* _Information shown_
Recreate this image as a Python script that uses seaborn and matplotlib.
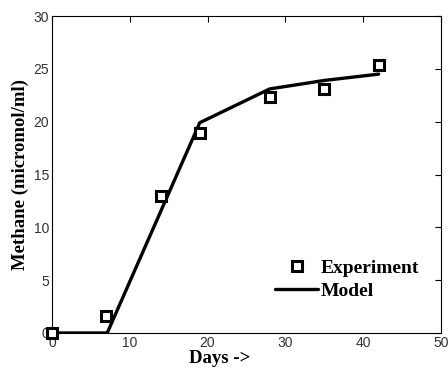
import matplotlib
matplotlib.use("Agg")
import matplotlib.pyplot as plt
import seaborn as sns
import pandas as pd

# experiment data
exp_days = [0, 7, 14, 19, 28, 35, 42]
exp_methane = [0.0, 1.6, 13.0, 18.9, 22.3, 23.1, 25.4]

# model curve
model_days = [0, 7.1, 19, 28, 35, 42]
model_methane = [0.0, 0.0, 19.9, 23.1, 23.9, 24.5]

exp = pd.DataFrame({'Days': exp_days, 'Methane': exp_methane})
model = pd.DataFrame({'Days': model_days, 'Methane': model_methane})

sns.set_style('white')
plt.rcParams['font.family'] = ['Liberation Sans', 'DejaVu Sans']

fig = plt.figure(figsize=(4.48, 3.69), dpi=100)
ax = fig.add_axes([0.116, 0.0976, 0.868, 0.859])

sns.lineplot(data=model, x='Days', y='Methane', ax=ax, color='black',
             linewidth=2.4, label='Model', sort=False, zorder=2)
ax.plot(exp.Days, exp.Methane, linestyle='none', marker='s', markersize=6.5,
        markerfacecolor='white', markeredgecolor='black', markeredgewidth=2.2,
        label='Experiment', zorder=3, clip_on=False)

ax.set_xlim(0, 50)
ax.set_ylim(0, 30)
ax.set_xticks(range(0, 51, 10))
ax.set_yticks(range(0, 31, 5))
ax.tick_params(direction='in', top=True, right=True, length=4, width=0.8,
               labelsize=10, colors='black', labelcolor='#333333', pad=2)
for s in ax.spines.values():
    s.set_color('black')
    s.set_linewidth(0.8)

serif = {'family': 'Liberation Serif', 'weight': 'bold', 'size': 13.5,
         'color': 'black'}
ax.set_xlabel('Days ->', fontdict=serif)
ax.xaxis.set_label_coords(0.431, -0.054)
ax.set_ylabel('Methane (micromol/ml)', fontdict=serif, labelpad=3)

h, l = ax.get_legend_handles_labels()
order = [l.index('Experiment'), l.index('Model')]
leg = ax.legend([h[i] for i in order], [l[i] for i in order],
                loc='lower right', bbox_to_anchor=(0.99, 0.05), frameon=False,
                prop={'family': 'Liberation Serif', 'weight': 'bold', 'size': 14},
                handlelength=2.2, handletextpad=0.15, labelspacing=0.25)
for t in leg.get_texts():
    t.set_color('black')

fig.savefig('out.png', dpi=100)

* _Written exercise_
Out of the material above, gather each line where "seaborn" appears.

* _Expected answer_
Recreate this image as a Python script that uses seaborn and matplotlib.
import seaborn as sns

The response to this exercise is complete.